Europe to follow US markets lower
City Index September 6, 2017 5:00 AM
As US investors returned from the Labour Day Bank holiday to face escalating tensions with North Korea, the prospect of another hurricane and dovish comments from a top Federal Reserve official, risk-off mode was clearly back on, which will set the theme for trading in Europe this morning
Europe to follow US markets lower
As US investors returned from the Labour Day Bank holiday to face escalating tensions with North Korea, the prospect of another hurricane and dovish comments from a top Federal Reserve official, risk-off mode was clearly back on, which will set the theme for trading in Europe this morning.
Tuesday was US investors first chance to react to the North Korean claims of a successful hydrogen bomb test. Riskier asses such as the US equity indices traded in the red, although loses were modest, the Dow Jones finished down 1.1%, the S&P down 0.8% however flows into safe havens remain noteworthy. The Swiss France gained 0.5% versus the dollar, whilst the yen has also been moving higher.
Gold futures continued to soar, gaining over $14 dollar on Tuesday and testing $1350, its highest level since September last year. Should reports that North Korea is moving another intercontinental missile towards the West Coast in preparation for another test launch, then we could expect to see gold retest this level and a move towards $1400 might not be out of the question.
Fed Official Brainard warns over further rate raises
It wasn’t just North Korean concerns that were weighing on sentiment. Gold was also reacting to comments made by Federal Reserve Official Lael Brainard. Brainard was the first official to hit the airwaves, following last week’s GDP revision up to 3% and labour market disappointment. She was clear in urging caution over any further rate rises until inflation was clearly on track to hit the Fed’s target of 2%.
Her comments served to highlight the Fed’s concern over stubbornly low inflation, causing investors to reassess the probability of another US rate hike before the end of the year. Combining the Fed’s concerns over inflation, with the economic damage caused by Hurricane Harvey and add into the mix the prospect of more damage from Hurricane Irma and any chances of a US rate hike look serious diminished. The result has been a selloff in the dollar and a rally in US treasuries. The yield on the US 10-year treasury fell 10 basis points to 2.06, its lowest level since just after the US Presidential election.
The economic data points for today include US ISM service data and the Fed’s Beige Book, which despite recent turmoil is expected to paint a solid picture of US economic activity.
ECB starts to move into focus
On a quiet day for the eurozone economic calendar, investors will turn their attention towards the ECB policy meeting tomorrow.

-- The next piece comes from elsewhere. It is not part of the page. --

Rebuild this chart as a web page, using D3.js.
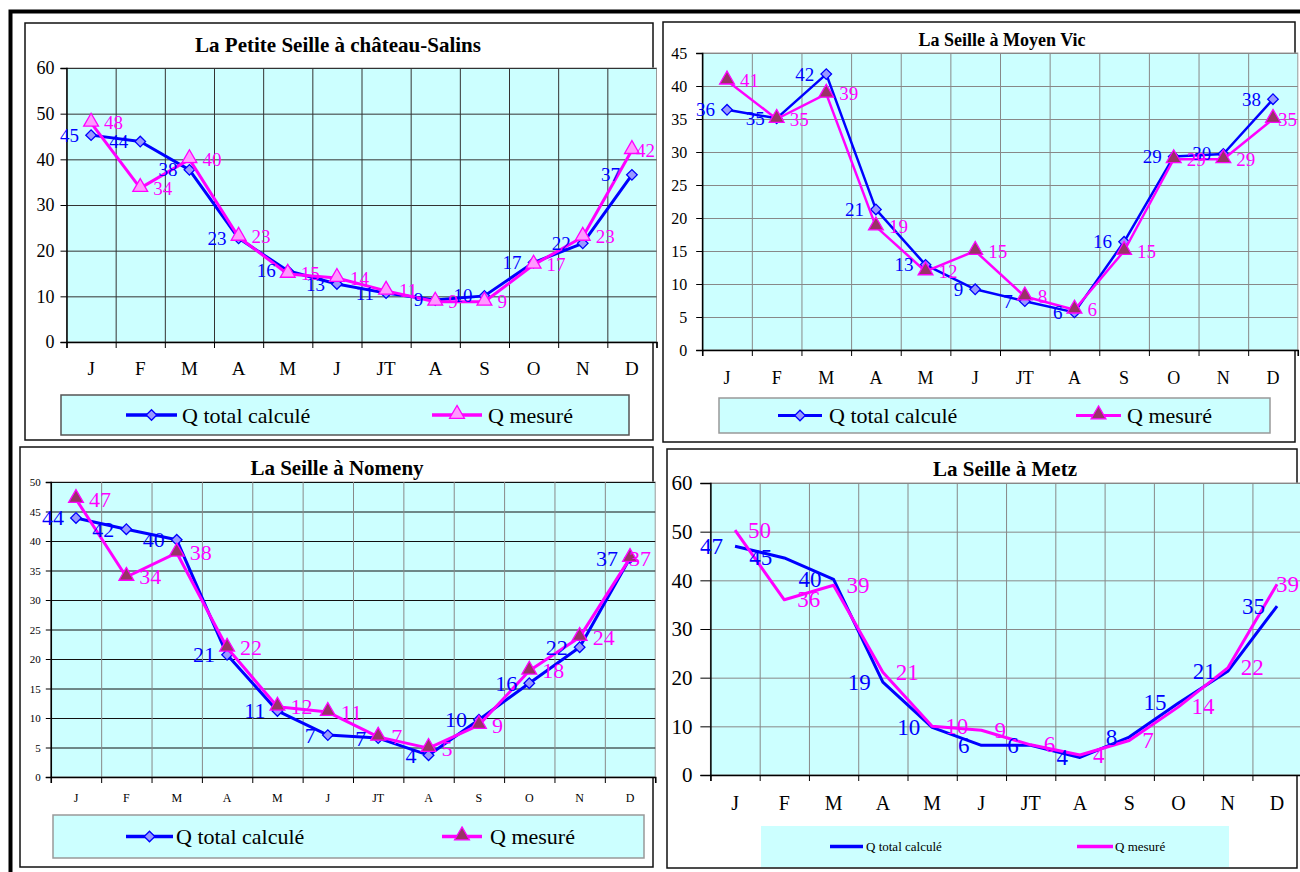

The ECB is on the cusp of announcing the winding down of its €60 billion a month quantitative easing programme, as the eurozone economy continues to show a robust recovery; however, the strength of the euro could delay the central bank’s plan.
The euro has been in rally mode since the French Presidential elections put an end to Marine LePen’s bid to take Presidency. Eurozone political risk diminished and the euro surged over 14%, reaching $1.20 versus the USD. This is problematic for the ECB because a higher currency means inflation will tend to remain low and eurozone inflation is failing to shift towards the ECB’s 2% target.
The advance of the euro has put Mario Draghi in a difficult situation. How the euro will react to Thursday’s meeting will depend very much on the line that Draghi will chose to take. The most bullish outcome for the euro would be if Draghi & Co. were to suddenly surprise the market with an announcement regarding QE tapering whilst simultaneously down playing any concerns over the strength of the euro. In this scenario, we could expect to see the euro take another step higher. Meanwhile the most bearish scenario for Thursday would be if Draghi were to talk down any tapering and spend a large portion of his press conference discussing the risks that the highly valued euro poses to ECB policy goals being reached.